Break point for anti-siphoning laws
It’s tennis season – thank you, Monica – and it’s also consultation season. One we missed (submissions closed in December) was a thorough and thoughtful paper on anti-siphoning issued by the Department of Infrastructure, Transport, Regional Development, Communications and the Arts. It asked a series of questions ultimately directed at one of the regulatory challenges presented by the rapid take-up of streaming services.
To take a step back, the anti-siphoning list is designed to ensure that some popular televised sports events are available for the public to access free of charge. Subscription broadcasters (pay TV, ie Foxtel) are prevented from acquiring rights to listed events until a free-to-air broadcaster has acquired the rights or until the event is delisted. There have long been differing views on the merits of the scheme, both its objective and its impact on one sector of the broadcasting industry. The consultation paper, appropriately, starts by asking whether the regulatory objective is still relevant and appropriate. Assuming the review finds it is, the government then needs to move on to address a pressing problem.
Because the scheme is designed so narrowly around pay TV – it uses a licence condition on subscription broadcasters to restrict the acquisition of these rights – the policy objective can be undermined by other service providers, notably SVODs (Subscription Video On Demand services), acquiring the rights without being in breach of the Broadcasting Services Act. Even if you support the legislative objective, the penalisation of pay TV alone is increasingly hard to justify. To add to the complexity of the policy issue, subscription services have suggested that the policy intent could be addressed if they agree to make listed events available free of charge, even if other content is behind a paywall.
There are various other questions for the government to consider, one of which could see the scheme shift the regulatory impact from those who televise events to those who sell the rights (eg, sports bodies). Requirements to show events live, and the composition of the list itself, are also under review.

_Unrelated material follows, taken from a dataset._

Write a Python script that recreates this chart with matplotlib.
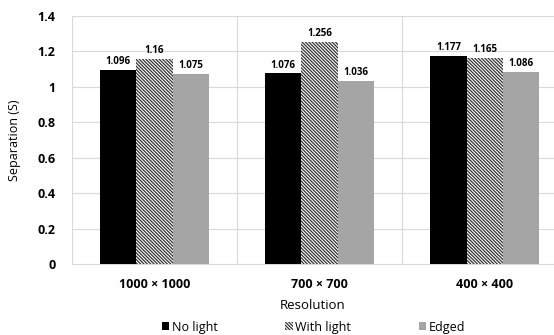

None of this is to say, necessarily, that the networks should not continue to receive some support via broadcasting regulation, including in relation to premium sports events. But if the policy objective behind the anti-siphoning list is still supported, the scheme needs to be expanded in scope to ensure the objective is not subverted by services that were not anticipated at the time the scheme was enshrined in the Act. And if that’s the case, it’s also worth taking a holistic view of the benefits the commercial networks receive under various legislative protections and the adequacy of the public interest measures we expect of them in return.